Mostly it is the lane changes that are surprising. Instead of having a separate lane, the left lane _is_ the turn lane whenever there's an intersection. So if you drive on the left inevitably you get stuck behind a line of cars wanting to turn, whereas the right lane charges on. Of course, you could drive in the right lane, but it's slower, technically the scooter lane and it's hard to drive with a one pacing you a foot to the right. So people slip back and forth between lanes, changing so often that there's not much of a point in using the turn signal.

Lanes also turn suddenly... the paint for the lane all of a sudden makes 45 degree spurt, and unless you're paying close attention to the lines, all of a sudden you're drifting into another lane, just like everyone else. There are sudden lane merges, such as at an intersection where there are two lanes on one side and one on the other, effectively rendering the merge at the middle of the intersection.
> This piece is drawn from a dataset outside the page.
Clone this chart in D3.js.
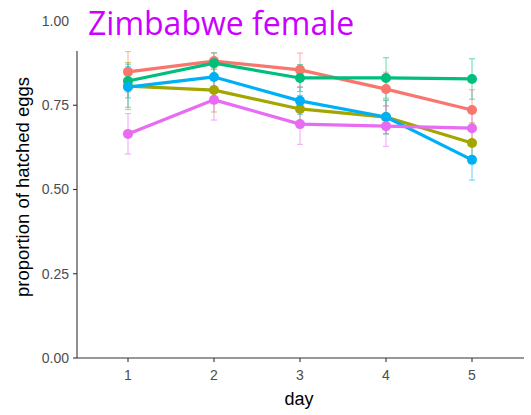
<!DOCTYPE html>
<html>
<head>
<meta charset="utf-8">
<script src="https://cdn.jsdelivr.net/npm/d3@7"></script>
<style>
  html, body { margin: 0; padding: 0; background: #fff; }
  svg { display: block; }
</style>
</head>
<body>
<svg id="chart" width="531" height="415"></svg>
<script>
// Days of observation
const days = [1, 2, 3, 4, 5];
const yTicks = [0, 0.25, 0.5, 0.75, 1.0];

// Mean proportion of hatched eggs per group and day
const groupNames = ["A", "B", "C", "D", "E"];
const groupColors = ["#F8766D", "#A3A500", "#00BF7D", "#00B0F6", "#E76BF3"];
const meanA = [0.849, 0.881, 0.855, 0.798, 0.736];
const meanB = [0.807, 0.795, 0.739, 0.715, 0.638];
const meanC = [0.822, 0.875, 0.831, 0.831, 0.828];
const meanD = [0.804, 0.834, 0.763, 0.715, 0.588];
const meanE = [0.665, 0.766, 0.694, 0.688, 0.682];
// Standard errors
const seA = [0.06, 0.025, 0.05, 0.05, 0.06];
const seB = [0.07, 0.065, 0.04, 0.05, 0.06];
const seC = [0.05, 0.03, 0.04, 0.06, 0.06];
const seD = [0.06, 0.04, 0.04, 0.05, 0.06];
const seE = [0.06, 0.06, 0.06, 0.06, 0.05];

const means = [meanA, meanB, meanC, meanD, meanE];
const ses = [seA, seB, seC, seD, seE];

const series = groupNames.map((name, i) => ({
  name,
  color: groupColors[i],
  values: days.map((d, j) => ({ day: d, mean: means[i][j], se: ses[i][j] }))
}));

const svg = d3.select("#chart");

const x = d3.scaleLinear().domain([1, 5]).range([128, 472]);
const y = d3.scaleLinear().domain([0, 1]).range([358, 21]);

const axisColor = "#333333";
const labelColor = "#4D4D4D";
const sans = "Liberation Sans, Arial, sans-serif";

// Y axis
const yAxis = svg.append("g").attr("transform", "translate(77,0)");
yAxis.append("line")
  .attr("x1", 0).attr("x2", 0)
  .attr("y1", 51).attr("y2", y(0))
  .attr("stroke", axisColor).attr("stroke-width", 1.1);
yAxis.selectAll(".yt").data(yTicks).enter().append("g")
  .attr("transform", d => `translate(0,${y(d)})`)
  .each(function (d) {
    const g = d3.select(this);
    if (d < 1) {
      g.append("line").attr("x1", -4).attr("x2", 0)
        .attr("stroke", axisColor).attr("stroke-width", 1.1);
    }
    g.append("text")
      .attr("x", -8).attr("dy", "0.35em")
      .attr("text-anchor", "end")
      .attr("font-family", sans)
      .attr("font-size", 14)
      .attr("fill", labelColor)
      .text(d3.format(".2f")(d));
  });

// X axis
const xAxis = svg.append("g").attr("transform", `translate(0,${y(0)})`);
xAxis.append("line")
  .attr("x1", 77).attr("x2", 524)
  .attr("stroke", axisColor).attr("stroke-width", 1.1);
xAxis.selectAll(".xt").data(days).enter().append("g")
  .attr("transform", d => `translate(${x(d)},0)`)
  .each(function (d) {
    const g = d3.select(this);
    g.append("line").attr("y1", 0).attr("y2", 4)
      .attr("stroke", axisColor).attr("stroke-width", 1.1);
    g.append("text")
      .attr("y", 17).attr("dy", "0.35em")
      .attr("text-anchor", "middle")
      .attr("font-family", sans)
      .attr("font-size", 14)
      .attr("fill", labelColor)
      .text(d);
  });

// Axis titles
svg.append("text")
  .attr("x", 299).attr("y", 405)
  .attr("text-anchor", "middle")
  .attr("font-family", sans)
  .attr("font-size", 18)
  .attr("fill", "#000")
  .text("day");

svg.append("text")
  .attr("transform", "translate(29,187) rotate(-90)")
  .attr("text-anchor", "middle")
  .attr("font-family", sans)
  .attr("font-size", 18.5)
  .attr("fill", "#000")
  .text("proportion of hatched eggs");

// Error bars
const capHalf = 3;
const eb = svg.append("g").attr("class", "errorbars");
series.forEach(s => {
  const g = eb.append("g").attr("stroke", s.color).attr("stroke-width", 1).attr("opacity", 0.6);
  s.values.forEach(v => {
    const cx = x(v.day);
    const top = y(v.mean + v.se), bot = y(v.mean - v.se);
    g.append("line").attr("x1", cx).attr("x2", cx).attr("y1", top).attr("y2", bot);
    g.append("line").attr("x1", cx - capHalf).attr("x2", cx + capHalf).attr("y1", top).attr("y2", top);
    g.append("line").attr("x1", cx - capHalf).attr("x2", cx + capHalf).attr("y1", bot).attr("y2", bot);
  });
});

// Lines
const line = d3.line().x(d => x(d.day)).y(d => y(d.mean));
svg.append("g").selectAll("path").data(series).enter().append("path")
  .attr("d", d => line(d.values))
  .attr("fill", "none")
  .attr("stroke", d => d.color)
  .attr("stroke-width", 3.2)
  .attr("stroke-linejoin", "round");

// Points
series.forEach(s => {
  svg.append("g").selectAll("circle").data(s.values).enter().append("circle")
    .attr("cx", d => x(d.day))
    .attr("cy", d => y(d.mean))
    .attr("r", 5)
    .attr("fill", s.color);
});

// Title
svg.append("text")
  .attr("x", 88).attr("y", 35)
  .attr("font-family", "Open Sans, Noto Sans, sans-serif")
  .attr("font-size", 32)
  .attr("fill", "#CC00FF")
  .text("Zimbabwe female");
</script>
</body>
</html>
And you can't pay close attention to the lines, because you're too busy looking up at the signal lights, which are horizontal and go from red, yellow, green, yellow, red. That means that yellow could be either slow down or get ready to go, and if you're not watching steadily then you don't know which. Also, they turn off the signal lights later at night so they just flash yellow yellow yellow and you can meander (or charge, depending on how taiwanese you are) through the intersections. So who knows what yellow really means.*

But amidst all of this whining, I have to admit that I am turning into a Taiwanese driver... I think I might have been a little in the first place, as it's almost intuicion to turn when there are no cars, rather than waiting for an insignificant turn signal. And my lane changes have always been swishy. I got it from mah momma, whose lane changes are accompanied by a rush of g-force. It's kind of nice to know that my mother's idiosyncracies that have an origin. It's the whole country, not just her.

*But really, who knows what yellow really means?